Je sais qu’il vous a manqué.

Notre précédente rubrique nous emmenait dans les bas fonds de la truanderie textile. Après un tour d’horizon un peu général, Nylon Ganbare, la rubrique accro au jeu de maillots, en avait conclu que le rythme de production des contrefaçons, calqué à peu de choses près sur celui des sorties officielles, était tel qu’il était difficile pour un Å“il non averti de distinguer le vrai du faux tant les faussaires arrivaient à se maintenir au niveau des évolutions diverses, qui selon les marques justifient également une hausse des prix un peu trop régulière. Mais si vous étiez là la semaine dernière, vous savez que certains détails permettent quand même de se faire une opinion sur l’origine, douteuse ou non, des maillots auxquels on fait face. Tout ça c’est bien joli mais à la limite, n’importe quel magasinier de chez Decathlon pourrait vous le dire. Comment ça, « j’en doute » ? Reste que ce qui intéresse nos lecteurs, c’est plutôt ce qui concerne le Japon. Voyons donc comment cette nation émergente du football a subi au fil des années les outrages du détournement de polyester.

Dans les usines clandestines, on peut boire pendant le service.

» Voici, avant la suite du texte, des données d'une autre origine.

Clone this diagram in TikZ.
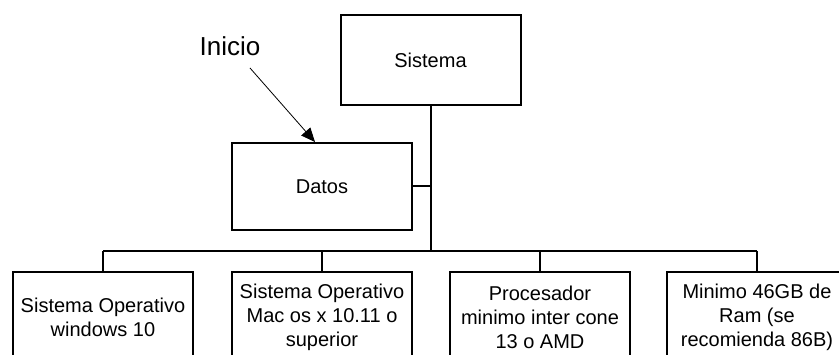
\documentclass[tikz,border=0pt]{standalone}
\usepackage{fontspec}
\setmainfont{Liberation Sans}
\usetikzlibrary{arrows.meta}
\begin{document}
\begin{tikzpicture}[x=1pt,y=-1pt,
  box/.style={draw, line width=2pt, minimum width=180pt, minimum height=90pt, align=center, inner sep=0pt, font=\fontsize{20}{24}\selectfont},
  conn/.style={line width=2pt},
  lbl/.style={font=\fontsize{26}{30}\selectfont, inner sep=0pt}]
\useasboundingbox (0,0) rectangle (839,355);
\node[box] (sis) at (430.5,60.5) {Sistema};
\node[box, minimum height=87pt] (datos) at (322,186.5) {Datos};
\node[box] (b1) at (103,317) {Sistema Operativo\\windows 10};
\node[box] (b2) at (322,317) {Sistema Operativo\\Mac os x 10.11 o\\superior};
\node[box] (b3) at (540,317) {Procesador\\minimo inter cone\\13 o AMD};
\node[box] (b4) at (757,317) {Minimo 46GB de\\Ram (se\\recomienda 86B)};
\node[lbl] (ini) at (230,46) {Inicio};
\coordinate (bus) at (430.5,251);
\coordinate (busL) at (103,251);
\coordinate (busR) at (757,251);
\coordinate (dj) at (430.5,186.5);
\coordinate (a0) at (250,68);
\draw[conn] (sis.south) -- (bus);
\draw[conn] (datos.east) -- (dj);
\draw[conn] (busL) -- (busR);
\draw[conn] (busL) -- (b1.north);
\draw[conn] (b2.north |- bus) -- (b2.north);
\draw[conn] (b3.north |- bus) -- (b3.north);
\draw[conn] (busR) -- (b4.north);
\draw[line width=0.8pt, -{Triangle[length=14pt,width=12pt]}] (a0) -- ([xshift=-7pt]datos.north);
\end{tikzpicture}
\end{document}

Tout d’abord, la sélection nationale. Ça surprendra peut-être pas mal de monde, mais les uniformes de la JFA sont singés depuis le début des années 90, avant même que l’équipe ne participe à une coupe du monde. Plutôt qu’un intérêt mondial, qui ne viendra que plus tard, les faussaires ont surtout été incités à se lancer à cause d’une domination locale de l’équipe, une marque connue et prestigieuse (Adidas), un joueur phare aux milliers de fans (Kazuyoshi Miura), et bien entendu la proximité continentale du pays, et donc de la clientèle, avec ces mêmes faussaires. On trouvait donc déjà des copies du maillot des Samuraïs Blue, aussi bien dans sa version bleue que dans sa version blanche, généralement facilement reconnaissable grâce au tissu utilisé (plutôt brillant) et à l’absence du logo du fabricant ou à la présence d’une marque complètement hors de propos. Ça n’allait pas s’arranger par la suite.

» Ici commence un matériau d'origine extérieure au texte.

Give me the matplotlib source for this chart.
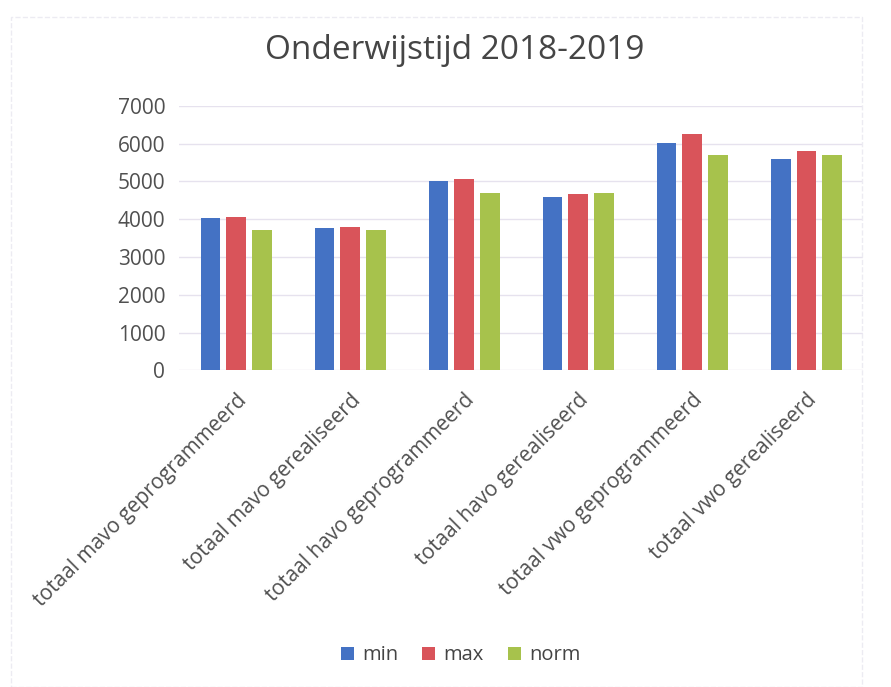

Il est très facile d’établir un Hall of Shame des maillots du Japon.

A partir de 1997, c’est la débandade : le motif de flammes instauré lors des qualifications pour la coupe du monde en France a un tel succès que le modèle de maillot adopté par la suite par l’équipe, qui est une sorte de version « améliorée » de ce concept, sera imité un peu n’importe comment, le fan recherchant avant tout la présence des flammes. On pouvait donc trouver des simples t-shirts, des maillots mâts type « polo »… mais globalement, le maillot officiel présentait trop de subtilités pour qu’un clone puisse en être fait. Parmi ces subtilités, le col à bouton, la surbrillance à motif de flammes, le logo Asics brodé (auquel sera préféré le logo Adidas ou Puma par les contrevenants, puisque la JFA avait un contrat avec plusieurs marques selon les catégories d’équipes fournies).

Versions JP et EUR.

Certaines personnes pensent que la version européenne du maillot de 1998, uniquement décliné en bleu et présentant quelques différences avec celle des joueurs, était une contrefaçon. Il n’en est rien et cette version, malgré une teinte de bleu plus violacée, un contour de blason plus épais, une étiquette bleue dans le col au lieu d’une étiquette noire, et des flammes plus fragiles, est bien officielle.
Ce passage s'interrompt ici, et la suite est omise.